Não é coisa muito antiga essa aflição nacional do Imposto de Renda. A gente ouvia falar do que sofriam, por exemplo, os artistas americanos e nem ligava. Mais um estrangeirismo de gente rica, a praga não iria chegar até aqui. Um país que nem moeda tem. Eis senão quando, apareceu o dr. Travancas. Assim mesmo: dr. Travancas. Travanca é estorvo, obstáculo. Um troço que atravanca o seu caminho. Não saía da televisão, o dr. Travancas.

Mas não era um sujeito de maus bofes. Doutrinando, explicando, popularizou o Imposto de Renda. De lá para cá, parece que a intenção é meter medo no pobre do contribuinte. Para encarnar o tributo, podiam ter pensado numa onça, ou numa ariranha. São ferozes, mas ao menos são brasileiras. Foram buscar o leão, que é o rei dos animais lá para as negras dele. Aqui, leão só de circo. Ou no bicho. Número 16, dezenas 61, 62, 63 e 64.

Vocês na certa se lembram do leão que no anúncio da televisão subia pelas paredes. Que nem lagartixa do arsenal metafórico do Nelson Rodrigues. Aliás, certa vez estávamos numa roda. Véspera do encerramento do prazo para a declaração. Alguém perguntou ao Nelson se já tinha feito a sua. A resposta foi um espanto: nunca tinha tomado conhecimento do tal imposto. Nem iria tomar. Éramos 12, com o Nelson. E ele: “Espero que não haja aqui nenhum Judas”.

Na roda, vejam só, estava um ministro de Estado. De lá para cá, a distribuição de renda continuou obscena. E o leão endoidou de vez. Seu prato predileto é o assalariado.
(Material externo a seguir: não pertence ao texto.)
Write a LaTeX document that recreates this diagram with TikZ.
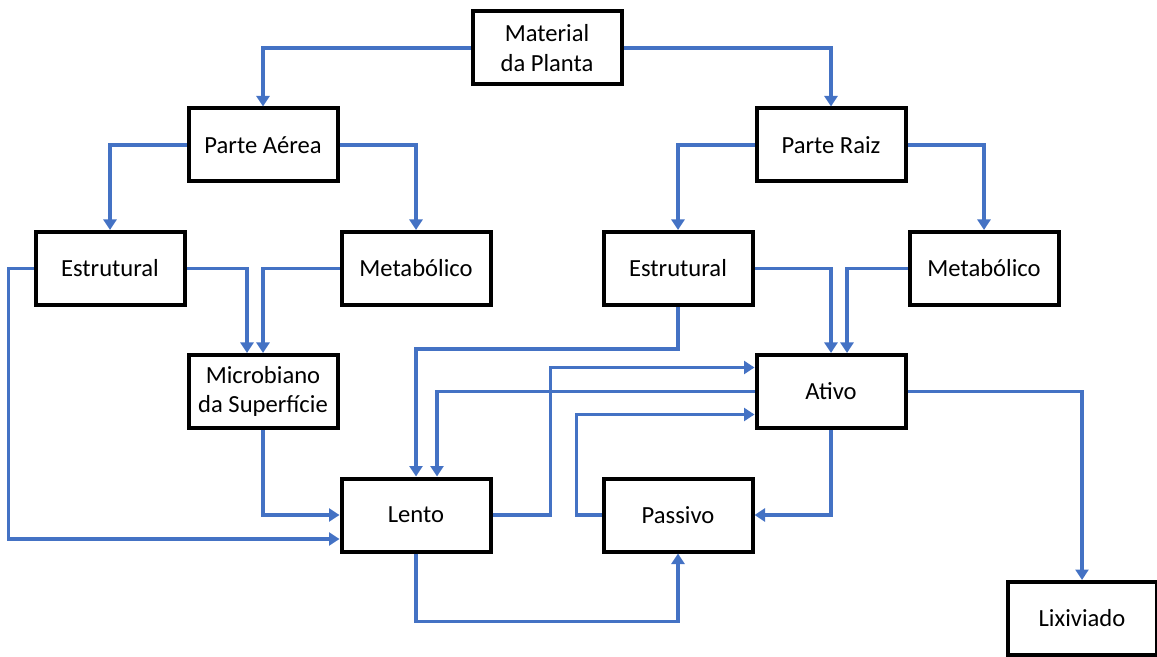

Eu por mim aceito como socialmente justo até o IPTU. Mas não entendo a barafunda de normas e regras que toda hora se modificam. Parece que o Brasil não tem outro assunto. Está sempre em pauta uma reforma fiscal. E nada muda mais do que o leão. Verdadeiro camaleão, na sua grosseira malha de mil fios.

O poder nesta latitude convenhamos que é sádico. Não se contenta em meter a mão no bolso do assalariado. Até o pobre diabo que mal tem o que comer se assusta com os urros do leão. A gente mal acabou de celebrar os 200 anos da morte do Tiradentes, vítima do fisco, e dona Maria, a louca, bate à nossa porta. O povão já nasceu enforcado. A classe média tem a corda no pescoço. Precisa ameaçar e rugir tanto? Precisa complicar essa embrulhada dos mil diabos? Arre, que é ser cruel demais!